In particular, Wednesday's decision voided the overall federal limit on individuals' contributions — $123,200 in 2013 and 2014, broken down as $48,600 to all candidates combined and $74,600 to all party committees and political action committees in total. Limitations on the amounts a donor may give an individual candidate or committee remain in effect.
Republicans and Democrats alike said that on its own, the decision does not inherently give either major political party an advantage.
Fred Malek, a veteran Republican fundraiser, said one likely effect would be to widen the number of competitive races, since donors will be free to spread their money more widely.
John Jordan, the CEO of a California winery and a wealthy Republican donor, said: "I'll bet you a lot of money it won't impact the dynamics of overall spending. Maybe you can write more $2,600 checks. But even if you wrote a check for every race that still isn't that big."
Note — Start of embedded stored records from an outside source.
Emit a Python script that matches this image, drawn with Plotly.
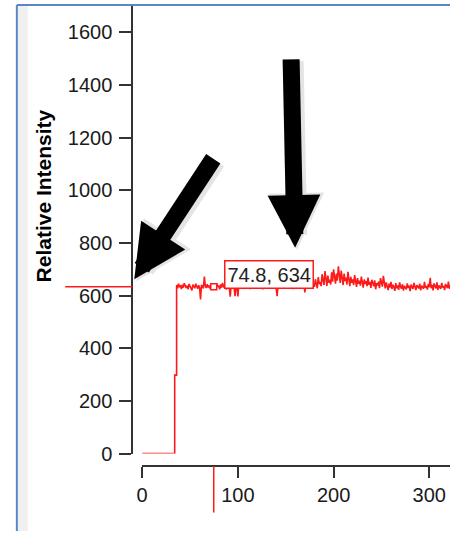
import plotly.graph_objects as go

# ---------------- data ----------------
lead_x = [0, 34, 34, 36]
lead_y = [0, 0, 298, 298]

plateau_start = 36
plateau_y = [
    640, 628, 645, 632, 636, 625, 641, 630, 647, 633,
    629, 638, 624, 644, 635, 631, 620, 642, 637, 628,
    645, 633, 626, 639, 630, 585, 641, 634, 627, 672,
    636, 629, 643, 631, 638, 626, 645, 634, 632, 634,
    640, 628, 646, 633, 637, 624, 642, 630, 648, 635,
    629, 641, 623, 638, 644, 632, 596, 640, 627, 646,
    634, 598, 639, 630, 597, 643, 628, 637, 645, 631,
    626, 641, 635, 629, 648, 633, 638, 625, 644, 630,
    636, 642, 627, 639, 631, 647, 634, 628, 640, 636,
    624, 645, 633, 638, 629, 642, 631, 646, 627, 637,
    641, 630, 635, 644, 628, 598, 639, 633, 647, 629,
    636, 642, 626, 640, 634, 631, 648, 637, 629, 643,
    632, 639, 625, 646, 635, 630, 641, 628, 644, 637,
    633, 640, 627, 645, 612, 638, 631, 649, 636, 642,
    630, 655, 638, 646, 633, 662, 641, 628, 670, 644,
    652, 636, 681, 648, 640, 693, 655, 637, 676, 649,
    660, 642, 688, 653, 700, 668, 645, 684, 657, 711,
    672, 648, 695, 661, 640, 683, 655, 668, 642, 690,
    658, 636, 671, 649, 662, 640, 678, 652, 633, 666,
    645, 657, 638, 672, 650, 630, 661, 644, 655, 636,
    668, 641, 652, 629, 660, 645, 635, 658, 624, 647,
    639, 653, 628, 666, 642, 634, 675, 640, 627, 650,
    636, 621, 645, 630, 652, 625, 641, 633, 618, 647,
    628, 639, 622, 650, 634, 626, 643, 619, 637, 631,
    624, 646, 629, 638, 617, 642, 630, 625, 648, 633,
    621, 640, 635, 627, 645, 620, 638, 631, 626, 652,
    629, 637, 623, 644, 632, 667, 628, 641, 620, 646,
    635, 627, 650, 622, 639, 633, 625, 648, 630, 637,
    621, 644, 632, 628, 653, 626, 640,
]
plateau_x = [plateau_start + i for i in range(len(plateau_y))]

cursor_x = 74.8
cursor_y = 634

x_ticks = [0, 100, 200, 300]
y_ticks = [0, 200, 400, 600, 800, 1000, 1200, 1400, 1600]
y_title = "Relative Intensity"

# ---------------- layout helpers ----------------
W, H = 450, 542


def px(p):
    return p / W


def py(p):
    return 1 - p / H


sig_x = lead_x + plateau_x
sig_y = lead_y + plateau_y

fig = go.Figure()
fig.add_trace(go.Scatter(
    x=sig_x, y=sig_y, mode="lines",
    line=dict(color="#ff1a1a", width=1.6),
    hoverinfo="skip", showlegend=False,
))
fig.add_trace(go.Scatter(
    x=[cursor_x], y=[cursor_y], mode="markers",
    marker=dict(symbol="square", size=6, color="white",
                line=dict(color="#ff1a1a", width=1.5)),
    hoverinfo="skip", showlegend=False,
))

font = "Liberation Sans, Arial, sans-serif"
axis_col = "#333333"

fig.update_layout(
    width=W, height=H,
    margin=dict(l=0, r=0, t=0, b=0),
    paper_bgcolor="white", plot_bgcolor="white",
    showlegend=False,
    xaxis=dict(
        domain=[px(138), 1], range=[0, 312 / 0.97],
        anchor="free", position=py(476),
        showline=True, linecolor=axis_col, linewidth=2,
        ticks="outside", ticklen=11, tickwidth=2, tickcolor=axis_col,
        tickvals=x_ticks, showgrid=False, zeroline=False,
        tickfont=dict(family=font, size=20, color="#1a1a1a"),
    ),
    yaxis=dict(
        domain=[py(463), py(6)], range=[0, 1700],
        anchor="free", position=px(128),
        showline=True, linecolor=axis_col, linewidth=2,
        ticks="outside", ticklen=12, tickwidth=2, tickcolor=axis_col,
        tickvals=y_ticks, showgrid=False, zeroline=False,
        ticklabelstandoff=3,
        tickfont=dict(family=font, size=20, color="#1a1a1a"),
    ),
)

shapes = [
    # window frame
    dict(type="rect", xref="paper", yref="paper", x0=px(12), x1=px(22), y0=0, y1=py(6),
         fillcolor="#f0f0f0", line=dict(width=0), layer="below"),
    dict(type="line", xref="paper", yref="paper", x0=px(11), x1=px(11), y0=0, y1=py(5),
         line=dict(color="#5a86c6", width=2)),
    dict(type="line", xref="paper", yref="paper", x0=px(11), x1=1, y0=py(5), y1=py(5),
         line=dict(color="#5a86c6", width=2)),
    # cursor cross-hair ticks
    dict(type="line", xref="paper", yref="y", x0=px(60), x1=px(128), y0=cursor_y, y1=cursor_y,
         line=dict(color="#ff1a1a", width=1.5)),
    dict(type="line", xref="x", yref="paper", x0=cursor_x, x1=cursor_x, y0=py(476), y1=py(523),
         line=dict(color="#ff1a1a", width=1.5)),
]
fig.update_layout(shapes=shapes)

annotations = [
    dict(text="<b>" + y_title + "</b>", xref="paper", yref="paper", x=px(38), y=py(200),
         textangle=-90, showarrow=False, xanchor="center", yanchor="middle",
         font=dict(family=font, size=21, color="black")),
    dict(text=f"{cursor_x}, {cursor_y}", xref="paper", yref="paper",
         x=px(266.5), y=py(280), showarrow=False, xanchor="center", yanchor="middle",
         bgcolor="white", bordercolor="#ff1a1a", borderwidth=1.5, borderpad=2,
         font=dict(family=font, size=20, color="#222222")),
]

arrows = [
    # tip (px), tail (px)
    ((130, 285), (210, 163)),
    ((293, 253), (289, 63)),
]
for (tx, ty), (sx, sy) in arrows:
    annotations.append(dict(
        text="", xref="paper", yref="paper", x=px(tx + 2), y=py(ty + 2),
        ax=sx - tx, ay=sy - ty, showarrow=True, arrowhead=2,
        arrowwidth=21, arrowsize=0.54, arrowcolor="rgba(0,0,0,0.10)"))
    annotations.append(dict(
        text="", xref="paper", yref="paper", x=px(tx), y=py(ty),
        ax=sx - tx, ay=sy - ty, showarrow=True, arrowhead=2,
        arrowwidth=17, arrowsize=0.62, arrowcolor="black"))

fig.update_layout(annotations=annotations)

fig.write_html("out.html", post_script="document.body.style.margin='0';",
               config={"displayModeBar": False})
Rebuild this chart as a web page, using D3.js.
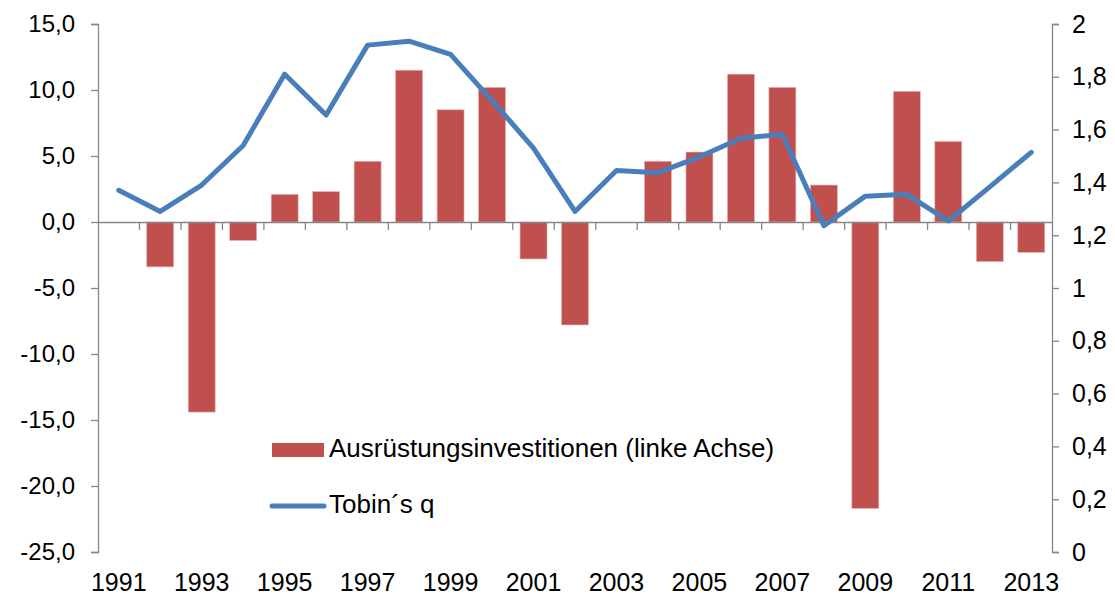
<!DOCTYPE html>
<html>
<head>
<meta charset="utf-8">
<script src="https://cdn.jsdelivr.net/npm/d3@7"></script>
<style>
  html, body { margin: 0; padding: 0; background: #fff; }
  svg text { font-family: 'Liberation Sans', Arial, sans-serif; fill: #000; }
</style>
</head>
<body>
<div id="chart"></div>
<script>
const years = ['1991', '1992', '1993', '1994', '1995', '1996', '1997', '1998', '1999', '2000',
  '2001', '2002', '2003', '2004', '2005', '2006', '2007', '2008', '2009', '2010', '2011', '2012', '2013'];

// Ausrüstungsinvestitionen, % (left axis); null = no bar
const investments = [null, -3.4, -14.4, -1.4, 2.1, 2.3, 4.6, 11.5, 8.5, 10.2,
  -2.8, -7.8, null, 4.6, 5.3, 11.2, 10.2, 2.8, -21.7, 9.9, 6.1, -3.0, -2.3];

// Tobin's q (right axis)
const tobinQ = [1.37, 1.29, 1.39, 1.54, 1.81, 1.655, 1.92, 1.935, 1.885, 1.71,
  1.53, 1.29, 1.445, 1.437, 1.497, 1.567, 1.582, 1.236, 1.348, 1.355, 1.254, 1.383, 1.514];

const leftTicks = [-25, -20, -15, -10, -5, 0, 5, 10, 15];
const rightTicks = [0, 0.2, 0.4, 0.6, 0.8, 1, 1.2, 1.4, 1.6, 1.8, 2];
const xLabelYears = years.filter((d, i) => i % 2 === 0);

const legendBars = 'Ausrüstungsinvestitionen (linke Achse)';
const legendLine = 'Tobin´s q';

const width = 1115, height = 595;
const margin = { top: 24, right: 63, bottom: 43, left: 98 };
const innerW = width - margin.left - margin.right;
const innerH = height - margin.top - margin.bottom;

const svg = d3.select('#chart').append('svg')
  .attr('width', width)
  .attr('height', height);

const g = svg.append('g').attr('transform', `translate(${margin.left},${margin.top})`);

const xc = d3.scaleBand().domain(years).range([0, innerW]);
const yL = d3.scaleLinear().domain([-25, 15]).range([innerH, 0]);
const yR = d3.scaleLinear().domain([0, 2]).range([innerH, 0]);

const barW = xc.bandwidth() * 0.65;
const axisColor = '#868686';
// German style numbers: comma decimal, plain hyphen for minus
const fmt = (spec) => {
  const f = d3.format(spec);
  return (d) => f(d).replace('.', ',').replace('−', '-');
};

// bars
const barData = years.map((y, i) => ({ year: y, v: investments[i] })).filter(d => d.v !== null);
g.selectAll('rect.bar')
  .data(barData)
  .enter()
  .append('rect')
  .attr('class', 'bar')
  .attr('x', d => xc(d.year) + (xc.bandwidth() - barW) / 2)
  .attr('width', barW)
  .attr('y', d => yL(Math.max(0, d.v)))
  .attr('height', d => Math.abs(yL(d.v) - yL(0)))
  .attr('fill', '#C0504D')
  .attr('stroke', '#e8b4b3')
  .attr('stroke-width', 0.6);

// left axis
const leftAxis = g.append('g')
  .call(d3.axisLeft(yL).tickValues(leftTicks).tickSize(7).tickPadding(16).tickFormat(fmt('.1f')));
leftAxis.selectAll('text').style('font-size', '24px');

// right axis
const rightAxis = g.append('g')
  .attr('transform', `translate(${innerW},0)`)
  .call(d3.axisRight(yR).tickValues(rightTicks).tickSize(7).tickPadding(13).tickFormat(fmt('~g')));
rightAxis.selectAll('text').style('font-size', '25px');

// zero line with category ticks
const zeroAxis = g.append('g')
  .attr('transform', `translate(0,${yL(0)})`)
  .call(d3.axisBottom(xc).tickValues([]).tickSizeOuter(0));
zeroAxis.selectAll('line.cat')
  .data(years.slice(1))
  .enter()
  .append('line')
  .attr('class', 'cat')
  .attr('x1', d => xc(d)).attr('x2', d => xc(d))
  .attr('y1', 0).attr('y2', 8);

[leftAxis, rightAxis, zeroAxis].forEach(a => {
  a.selectAll('path, line').attr('stroke', axisColor).attr('stroke-width', 1.3);
});

// year labels under the plot
g.selectAll('text.year')
  .data(xLabelYears)
  .enter()
  .append('text')
  .attr('class', 'year')
  .attr('x', d => xc(d) + xc.bandwidth() / 2)
  .attr('y', innerH + 39)
  .attr('text-anchor', 'middle')
  .style('font-size', '25px')
  .text(d => d);

// Tobin's q line
const line = d3.line()
  .x((d, i) => xc(years[i]) + xc.bandwidth() / 2)
  .y(d => yR(d));

g.append('path')
  .datum(tobinQ)
  .attr('fill', 'none')
  .attr('stroke', '#4A7EBB')
  .attr('stroke-width', 5)
  .attr('stroke-linejoin', 'round')
  .attr('stroke-linecap', 'round')
  .attr('d', line);

// legend
const legend = svg.append('g').attr('transform', 'translate(272,0)');
legend.append('rect')
  .attr('x', 0).attr('y', 443).attr('width', 52).attr('height', 14)
  .attr('fill', '#C0504D');
legend.append('text')
  .attr('x', 57).attr('y', 457)
  .style('font-size', '26px')
  .text(legendBars);
legend.append('line')
  .attr('x1', 0).attr('x2', 52).attr('y1', 506).attr('y2', 506)
  .attr('stroke', '#4A7EBB').attr('stroke-width', 5).attr('stroke-linecap', 'round');
legend.append('text')
  .attr('x', 57).attr('y', 513)
  .style('font-size', '26px')
  .text(legendLine);
</script>
</body>
</html>
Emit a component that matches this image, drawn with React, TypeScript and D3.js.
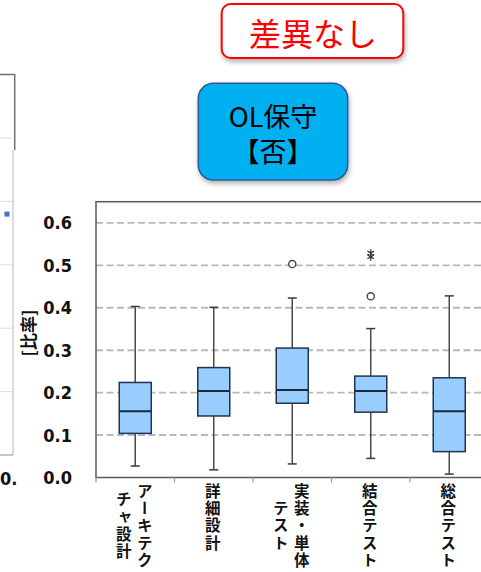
import React from "react";
import * as d3 from "d3";

// Phases on the x axis, and how each label is broken into vertical columns
const categories = ["アーキテクチャ設計", "詳細設計", "実装・単体テスト", "結合テスト", "総合テスト"];
const labelLines = [["アーキテク", "チャ設計"], ["詳細設計"], ["実装・単体", "テスト"], ["結合テスト"], ["総合テスト"]];

// Box-plot statistics per phase (ratio)
const whiskerLow = [0.027, 0.018, 0.032, 0.045, 0.008];
const q1 = [0.104, 0.145, 0.175, 0.154, 0.061];
const median = [0.156, 0.204, 0.206, 0.204, 0.156];
const q3 = [0.224, 0.259, 0.305, 0.239, 0.235];
const whiskerHigh = [0.403, 0.401, 0.423, 0.351, 0.428];

// Outliers: phase index, value, marker kind
const outlierPhase = [2, 3, 3, 3];
const outlierValue = [0.503, 0.427, 0.529, 0.52];
const outlierKind = ["circle", "circle", "star", "star"];

const yTicks = [0, 0.1, 0.2, 0.3, 0.4, 0.5, 0.6];
const yTickLabels = ["0.0", "0.1", "0.2", "0.3", "0.4", "0.5", "0.6"];

// Neighbouring chart (only its right edge is on the page)
const fragGrid = [1, 2, 3, 4, 5];
const fragPointValue = [3.8];

const W = 481;
const H = 572;

const plotLeft = 96;
const plotTop = 201.7;
const plotBottom = 477.5;
const bandW = 78.5;

export default function App() {
  const x = d3
    .scaleBand<string>()
    .domain(categories)
    .range([plotLeft, plotLeft + bandW * categories.length])
    .padding(0);
  const y = d3.scaleLinear().domain([0, 0.65]).range([plotBottom, plotTop]);
  const boxW = 32;
  const capW = 9;

  const fragY = d3.scaleLinear().domain([0, 5]).range([455, 138]);

  const starPath = d3.symbol().type(d3.symbolAsterisk).size(40)() as string;

  const numFont = "'Liberation Sans Narrow', 'DejaVu Sans Condensed', 'DejaVu Sans', sans-serif";
  const jpFont = "'Noto Sans CJK JP', sans-serif";
  const charAdv = 17.3;
  const labelTop = 483;

  return (
    <svg
      width={W}
      height={H}
      style={{ position: "absolute", left: 0, top: 0, background: "#fff" }}
    >
      <defs>
        <filter id="shadow" x="-20%" y="-20%" width="140%" height="160%">
          <feDropShadow dx="1" dy="3" stdDeviation="2.5" floodColor="#000" floodOpacity="0.3" />
        </filter>
      </defs>
      <rect x={0} y={0} width={W} height={H} fill="#fff" />

      {/* neighbouring chart edge */}
      <g>
        {fragGrid.map((g) => (
          <line key={g} x1={0} x2={13} y1={fragY(g)} y2={fragY(g)} stroke="#dcdcdc" strokeWidth={1} />
        ))}
        <line x1={13} x2={13} y1={150} y2={455} stroke="#c4c4c4" strokeWidth={1.2} />
        <line x1={0} x2={13} y1={455} y2={455} stroke="#a0a0a0" strokeWidth={1.2} />
        <path d="M0,74.5 H14.7 V150" fill="none" stroke="#6f6f6f" strokeWidth={1.5} />
        {fragPointValue.map((v, i) => (
          <rect key={i} x={4.5} y={fragY(v) - 2.5} width={5} height={5} fill="#4472C4" />
        ))}
        <text x={0} y={478} dominantBaseline="central" fontFamily={numFont} fontWeight="bold" fontSize={18} fill="#111">
          0.
        </text>
      </g>

      {/* callouts */}
      <g filter="url(#shadow)">
        <rect x={221.7} y={4} width={181.6} height={54} rx={9} fill="#fff" stroke="#ff0000" strokeWidth={2} />
      </g>
      <text x={313} y={32} textAnchor="middle" dominantBaseline="central" fontFamily={jpFont} fontSize={32} fill="#ff0000">
        差異なし
      </text>
      <g filter="url(#shadow)">
        <rect x={198.3} y={83.3} width={149.4} height={96.7} rx={15} fill="#00B0F0" stroke="#2F5597" strokeWidth={1.5} />
      </g>
      <text x={273} y={115} textAnchor="middle" dominantBaseline="central" fontFamily={jpFont} fontSize={27} fill="#000">
        OL保守
      </text>
      <text x={273} y={150.5} textAnchor="middle" dominantBaseline="central" fontFamily={jpFont} fontSize={27} fill="#000">
        【否】
      </text>

      {/* gridlines */}
      {yTicks.filter((t) => t > 0).map((t) => (
        <line
          key={t}
          x1={plotLeft}
          x2={plotLeft + bandW * categories.length}
          y1={y(t)}
          y2={y(t)}
          stroke="#b8b8b8"
          strokeWidth={1.9}
          strokeDasharray="7,3.5"
        />
      ))}

      {/* plot frame */}
      <rect
        x={plotLeft}
        y={plotTop}
        width={bandW * categories.length}
        height={plotBottom - plotTop}
        fill="none"
        stroke="#5a5a5a"
        strokeWidth={1.5}
      />

      {/* x ticks at band boundaries */}
      {categories.map((c) => (
        <line key={c} x1={x(c)!} x2={x(c)!} y1={plotBottom} y2={plotBottom + 5} stroke="#9a9a9a" strokeWidth={1.2} />
      ))}

      {/* y tick labels */}
      {yTicks.map((t, i) => (
        <text
          key={t}
          x={72}
          y={y(t)}
          textAnchor="end"
          dominantBaseline="central"
          fontFamily={numFont}
          fontWeight="bold"
          fontSize={18}
          fill="#111"
        >
          {yTickLabels[i]}
        </text>
      ))}
      <text
        transform={`translate(27.5,${333}) rotate(-90)`}
        textAnchor="middle"
        dominantBaseline="central"
        fontFamily={jpFont}
        fontWeight="bold"
        fontSize={17}
        fill="#111"
      >
        [比率]
      </text>

      {/* boxes */}
      {categories.map((c, i) => {
        const cx = x(c)! + x.bandwidth() / 2;
        return (
          <g key={c}>
            <line x1={cx} x2={cx} y1={y(whiskerHigh[i])} y2={y(q3[i])} stroke="#4a4a4a" strokeWidth={1.5} />
            <line x1={cx} x2={cx} y1={y(q1[i])} y2={y(whiskerLow[i])} stroke="#4a4a4a" strokeWidth={1.5} />
            <line x1={cx - capW / 2} x2={cx + capW / 2} y1={y(whiskerHigh[i])} y2={y(whiskerHigh[i])} stroke="#3a3a3a" strokeWidth={1.5} />
            <line x1={cx - capW / 2} x2={cx + capW / 2} y1={y(whiskerLow[i])} y2={y(whiskerLow[i])} stroke="#3a3a3a" strokeWidth={1.5} />
            <rect
              x={cx - boxW / 2}
              y={y(q3[i])}
              width={boxW}
              height={y(q1[i]) - y(q3[i])}
              fill="#99CCFF"
              stroke="#1f3550"
              strokeWidth={1.5}
            />
            <line x1={cx - boxW / 2} x2={cx + boxW / 2} y1={y(median[i])} y2={y(median[i])} stroke="#1a2a3a" strokeWidth={2} />
          </g>
        );
      })}

      {/* outliers */}
      {outlierValue.map((v, i) => {
        const c = categories[outlierPhase[i]];
        const cx = x(c)! + x.bandwidth() / 2;
        return outlierKind[i] === "circle" ? (
          <circle key={i} cx={cx} cy={y(v)} r={3.6} fill="#fff" stroke="#4a4a4a" strokeWidth={1.4} />
        ) : (
          <path key={i} d={starPath} transform={`translate(${cx},${y(v)})`} fill="none" stroke="#333" strokeWidth={1.2} />
        );
      })}

      {/* vertical category labels */}
      {categories.map((c, i) => {
        const cx = x(c)! + x.bandwidth() / 2 - 1;
        const lines = labelLines[i];
        const maxLen = d3.max(lines, (l) => l.length)!;
        const midY = labelTop + (maxLen * charAdv) / 2;
        const gap = 21;
        return lines.map((l, j) => {
          const colX = cx + ((lines.length - 1) / 2 - j) * gap;
          return (
            <text
              key={`${c}-${j}`}
              x={colX}
              y={midY}
              textAnchor="middle"
              fontFamily={jpFont}
              fontWeight="bold"
              fontSize={15.5}
              letterSpacing={1.8}
              fill="#111"
              style={{ writingMode: "vertical-rl" as any }}
            >
              {l}
            </text>
          );
        });
      })}
    </svg>
  );
}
Wade Randlett, a California-based Democratic donor, said he didn't expect the ruling to have a great influence on "ideological" donors who only support members of one party. But he said contributors seeking to influence specific legislation would now have an incentive to donate to a broad range of lawmakers on a specific committee or involved with a certain issue. "You can give to anybody on both sides who has any relevance over your issue," he said.
Only 646 out of millions of donors in the election cycle of 2011-12 gave the now-defunct legal maximum, according to the Center for Responsive Politics. The ruling will "mean there will be much greater emphasis by the campaigns and the parties on those donors with the biggest checkbooks who can make those very large contributions," said Bob Biersack, who works for the Center and is a 30-year veteran of the Federal Election Commission.